Request >> Copy the data that follows exactly. Include no pictures.

Stored data >>

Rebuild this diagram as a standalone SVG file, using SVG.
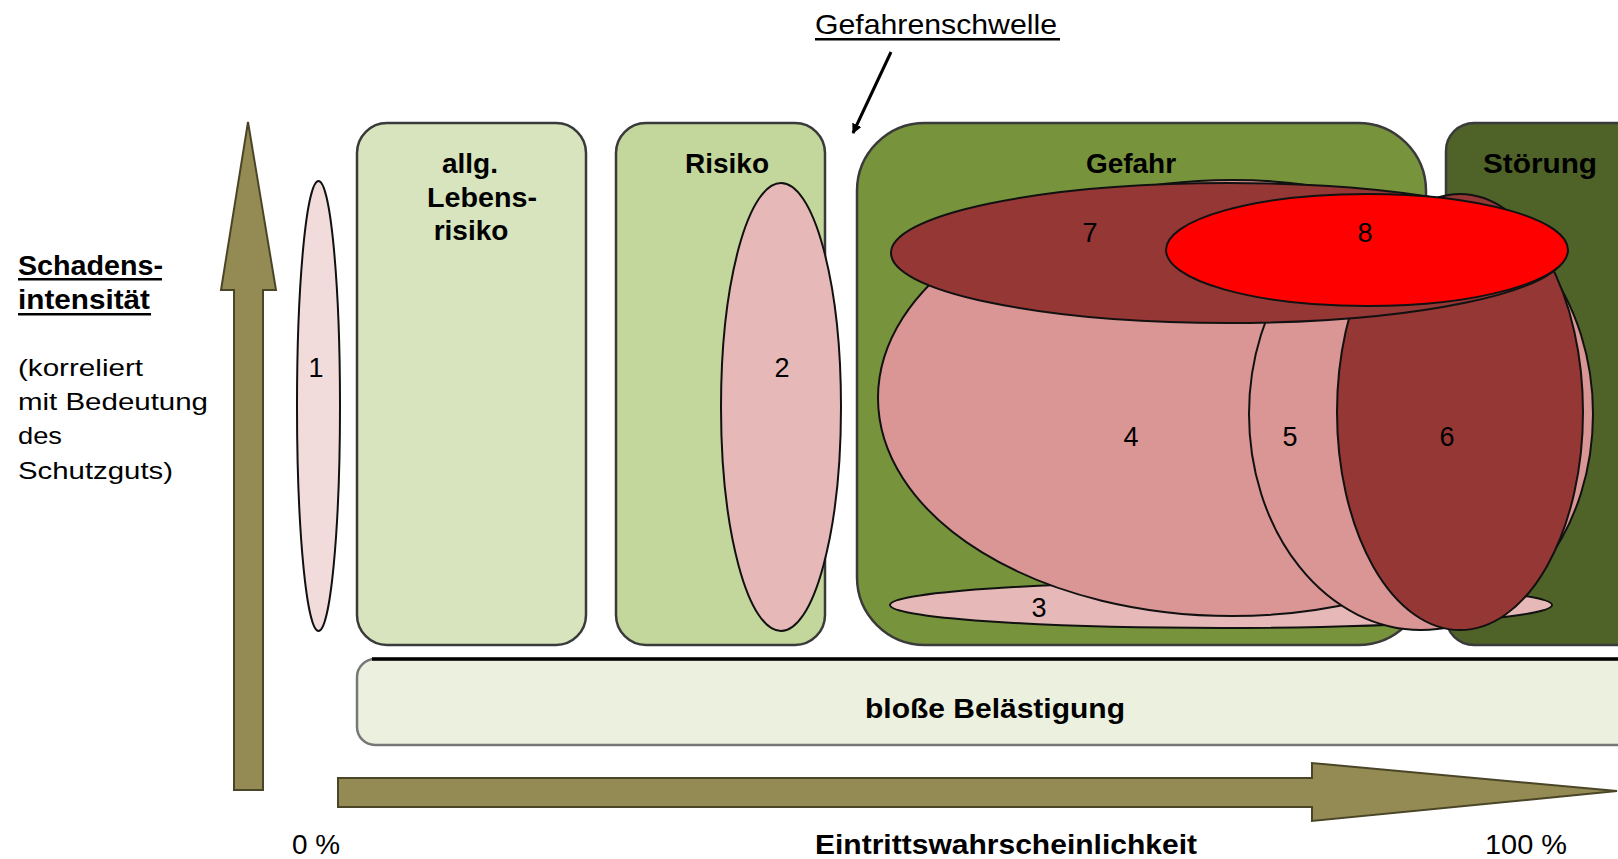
<svg xmlns="http://www.w3.org/2000/svg" width="1618" height="859" viewBox="0 0 1618 859">
<style>
text{font-family:"Liberation Sans",Arial,sans-serif;fill:#000}
.b{font-weight:bold;font-size:28px}
.r{font-size:28px}
.s{font-size:24px}
.lbl{font-size:27px;text-anchor:middle}
.mid{text-anchor:middle}
.box{stroke:#3a3a3a;stroke-width:2.5}
.ell{stroke:#111;stroke-width:2}
.axis{fill:#948a54;stroke:#4a4526;stroke-width:2}
</style>
<defs>
<marker id="ah" markerWidth="10" markerHeight="10" refX="9" refY="5" orient="auto" markerUnits="userSpaceOnUse" viewBox="0 0 10 10">
<path d="M0,0 L10,5 L0,10 z" fill="#000"/>
</marker>
</defs>
<rect width="1618" height="859" fill="#fff"/>

<g id="axis-y">
<polygon class="axis" points="248,122 276,290 263,290 263,790 234,790 234,290 221,290"/>
</g>
<g id="axis-x">
<polygon class="axis" points="338,778 1312,778 1312,763 1617,791 1312,821 1312,807 338,807"/>
</g>

<g id="label-y">
<text class="b" x="18" y="275" textLength="145" lengthAdjust="spacingAndGlyphs">Schadens-</text>
<rect x="18" y="278" width="144" height="2.5" fill="#000"/>
<text class="b" x="18" y="309" textLength="132" lengthAdjust="spacingAndGlyphs">intensität</text>
<rect x="18" y="313" width="133" height="2.5" fill="#000"/>
<text class="s" x="18" y="376" textLength="125" lengthAdjust="spacingAndGlyphs">(korreliert</text>
<text class="s" x="18" y="410" textLength="190" lengthAdjust="spacingAndGlyphs">mit Bedeutung</text>
<text class="s" x="18" y="444" textLength="44" lengthAdjust="spacingAndGlyphs">des</text>
<text class="s" x="18" y="479" textLength="155" lengthAdjust="spacingAndGlyphs">Schutzguts)</text>
</g>

<g id="label-x">
<text class="r" x="292" y="854" textLength="48" lengthAdjust="spacingAndGlyphs">0 %</text>
<text class="b" x="815" y="854" textLength="382" lengthAdjust="spacingAndGlyphs">Eintrittswahrscheinlichkeit</text>
<text class="r" x="1485" y="854" textLength="82" lengthAdjust="spacingAndGlyphs">100 %</text>
</g>

<g id="gefahrenschwelle">
<text class="r" x="815" y="34" textLength="242" lengthAdjust="spacingAndGlyphs">Gefahrenschwelle</text>
<rect x="815" y="38" width="245" height="2.5" fill="#000"/>
</g>

<g id="box-allg">
<rect class="box" x="357" y="123" width="229" height="522" rx="30" fill="#d7e4bd"/>
<text class="b mid" x="470" y="173">allg.</text>
<text class="b" x="427" y="207" textLength="110" lengthAdjust="spacingAndGlyphs">Lebens-</text>
<text class="b mid" x="471" y="240">risiko</text>
</g>

<g id="box-risiko">
<rect class="box" x="616" y="123" width="209" height="522" rx="30" fill="#c3d69b"/>
<text class="b mid" x="727" y="173">Risiko</text>
</g>

<g id="box-gefahr">
<rect class="box" x="857" y="123" width="569" height="522" rx="68" fill="#77933c"/>
<text class="b mid" x="1131" y="173">Gefahr</text>
</g>

<g id="box-stoerung">
<rect class="box" x="1446" y="123" width="200" height="522" rx="28" fill="#4f6228"/>
<text class="b" x="1483" y="173" textLength="114" lengthAdjust="spacingAndGlyphs">Störung</text>
</g>

<g id="bar-belaestigung">
<rect x="357" y="659" width="1290" height="86" rx="18" fill="#ebf1de" stroke="#777" stroke-width="2.5"/>
<line x1="372" y1="659" x2="1618" y2="659" stroke="#000" stroke-width="3.5"/>
<text class="b mid" x="995" y="718" textLength="260" lengthAdjust="spacingAndGlyphs">bloße Belästigung</text>
</g>

<g id="e1">
<ellipse class="ell" cx="318.5" cy="406" rx="21.5" ry="225" fill="#f2dcdb"/>
<text class="lbl" x="316" y="377">1</text>
</g>
<g id="e2">
<ellipse class="ell" cx="781" cy="407" rx="60" ry="224" fill="#e6b9b8"/>
<text class="lbl" x="782" y="377">2</text>
</g>
<g id="e3">
<ellipse class="ell" cx="1221" cy="605" rx="331" ry="23" fill="#e6b9b8"/>
<text class="lbl" x="1039" y="617">3</text>
</g>
<g id="e4">
<ellipse class="ell" cx="1232" cy="398" rx="354" ry="218" fill="#d99694"/>
<text class="lbl" x="1131" y="446">4</text>
</g>
<g id="e5">
<ellipse class="ell" cx="1421" cy="414" rx="172" ry="216" fill="#d99694"/>
<text class="lbl" x="1290" y="446">5</text>
</g>
<g id="e6">
<ellipse class="ell" cx="1460" cy="412" rx="123" ry="218" fill="#953735"/>
<text class="lbl" x="1447" y="446">6</text>
</g>
<g id="e7">
<ellipse class="ell" cx="1228" cy="253" rx="337" ry="70" fill="#953735"/>
<text class="lbl" x="1090" y="242">7</text>
</g>
<g id="e8">
<ellipse class="ell" cx="1367" cy="250" rx="201" ry="56" fill="#ff0000"/>
<text class="lbl" x="1365" y="242">8</text>
</g>

<g id="connectors">
<line x1="891" y1="52" x2="853" y2="133" stroke="#000" stroke-width="3" marker-end="url(#ah)"/>
</g>
</svg>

Result for this task >>
Rebuild this diagram as a standalone SVG file, using SVG.
<svg xmlns="http://www.w3.org/2000/svg" width="1618" height="859" viewBox="0 0 1618 859">
<style>
text{font-family:"Liberation Sans",Arial,sans-serif;fill:#000}
.b{font-weight:bold;font-size:28px}
.r{font-size:28px}
.s{font-size:24px}
.lbl{font-size:27px;text-anchor:middle}
.mid{text-anchor:middle}
.box{stroke:#3a3a3a;stroke-width:2.5}
.ell{stroke:#111;stroke-width:2}
.axis{fill:#948a54;stroke:#4a4526;stroke-width:2}
</style>
<defs>
<marker id="ah" markerWidth="10" markerHeight="10" refX="9" refY="5" orient="auto" markerUnits="userSpaceOnUse" viewBox="0 0 10 10">
<path d="M0,0 L10,5 L0,10 z" fill="#000"/>
</marker>
</defs>
<rect width="1618" height="859" fill="#fff"/>

<g id="axis-y">
<polygon class="axis" points="248,122 276,290 263,290 263,790 234,790 234,290 221,290"/>
</g>
<g id="axis-x">
<polygon class="axis" points="338,778 1312,778 1312,763 1617,791 1312,821 1312,807 338,807"/>
</g>

<g id="label-y">
<text class="b" x="18" y="275" textLength="145" lengthAdjust="spacingAndGlyphs">Schadens-</text>
<rect x="18" y="278" width="144" height="2.5" fill="#000"/>
<text class="b" x="18" y="309" textLength="132" lengthAdjust="spacingAndGlyphs">intensität</text>
<rect x="18" y="313" width="133" height="2.5" fill="#000"/>
<text class="s" x="18" y="376" textLength="125" lengthAdjust="spacingAndGlyphs">(korreliert</text>
<text class="s" x="18" y="410" textLength="190" lengthAdjust="spacingAndGlyphs">mit Bedeutung</text>
<text class="s" x="18" y="444" textLength="44" lengthAdjust="spacingAndGlyphs">des</text>
<text class="s" x="18" y="479" textLength="155" lengthAdjust="spacingAndGlyphs">Schutzguts)</text>
</g>

<g id="label-x">
<text class="r" x="292" y="854" textLength="48" lengthAdjust="spacingAndGlyphs">0 %</text>
<text class="b" x="815" y="854" textLength="382" lengthAdjust="spacingAndGlyphs">Eintrittswahrscheinlichkeit</text>
<text class="r" x="1485" y="854" textLength="82" lengthAdjust="spacingAndGlyphs">100 %</text>
</g>

<g id="gefahrenschwelle">
<text class="r" x="815" y="34" textLength="242" lengthAdjust="spacingAndGlyphs">Gefahrenschwelle</text>
<rect x="815" y="38" width="245" height="2.5" fill="#000"/>
</g>

<g id="box-allg">
<rect class="box" x="357" y="123" width="229" height="522" rx="30" fill="#d7e4bd"/>
<text class="b mid" x="470" y="173">allg.</text>
<text class="b" x="427" y="207" textLength="110" lengthAdjust="spacingAndGlyphs">Lebens-</text>
<text class="b mid" x="471" y="240">risiko</text>
</g>

<g id="box-risiko">
<rect class="box" x="616" y="123" width="209" height="522" rx="30" fill="#c3d69b"/>
<text class="b mid" x="727" y="173">Risiko</text>
</g>

<g id="box-gefahr">
<rect class="box" x="857" y="123" width="569" height="522" rx="68" fill="#77933c"/>
<text class="b mid" x="1131" y="173">Gefahr</text>
</g>

<g id="box-stoerung">
<rect class="box" x="1446" y="123" width="200" height="522" rx="28" fill="#4f6228"/>
<text class="b" x="1483" y="173" textLength="114" lengthAdjust="spacingAndGlyphs">Störung</text>
</g>

<g id="bar-belaestigung">
<rect x="357" y="659" width="1290" height="86" rx="18" fill="#ebf1de" stroke="#777" stroke-width="2.5"/>
<line x1="372" y1="659" x2="1618" y2="659" stroke="#000" stroke-width="3.5"/>
<text class="b mid" x="995" y="718" textLength="260" lengthAdjust="spacingAndGlyphs">bloße Belästigung</text>
</g>

<g id="e1">
<ellipse class="ell" cx="318.5" cy="406" rx="21.5" ry="225" fill="#f2dcdb"/>
<text class="lbl" x="316" y="377">1</text>
</g>
<g id="e2">
<ellipse class="ell" cx="781" cy="407" rx="60" ry="224" fill="#e6b9b8"/>
<text class="lbl" x="782" y="377">2</text>
</g>
<g id="e3">
<ellipse class="ell" cx="1221" cy="605" rx="331" ry="23" fill="#e6b9b8"/>
<text class="lbl" x="1039" y="617">3</text>
</g>
<g id="e4">
<ellipse class="ell" cx="1232" cy="398" rx="354" ry="218" fill="#d99694"/>
<text class="lbl" x="1131" y="446">4</text>
</g>
<g id="e5">
<ellipse class="ell" cx="1421" cy="414" rx="172" ry="216" fill="#d99694"/>
<text class="lbl" x="1290" y="446">5</text>
</g>
<g id="e6">
<ellipse class="ell" cx="1460" cy="412" rx="123" ry="218" fill="#953735"/>
<text class="lbl" x="1447" y="446">6</text>
</g>
<g id="e7">
<ellipse class="ell" cx="1228" cy="253" rx="337" ry="70" fill="#953735"/>
<text class="lbl" x="1090" y="242">7</text>
</g>
<g id="e8">
<ellipse class="ell" cx="1367" cy="250" rx="201" ry="56" fill="#ff0000"/>
<text class="lbl" x="1365" y="242">8</text>
</g>

<g id="connectors">
<line x1="891" y1="52" x2="853" y2="133" stroke="#000" stroke-width="3" marker-end="url(#ah)"/>
</g>
</svg>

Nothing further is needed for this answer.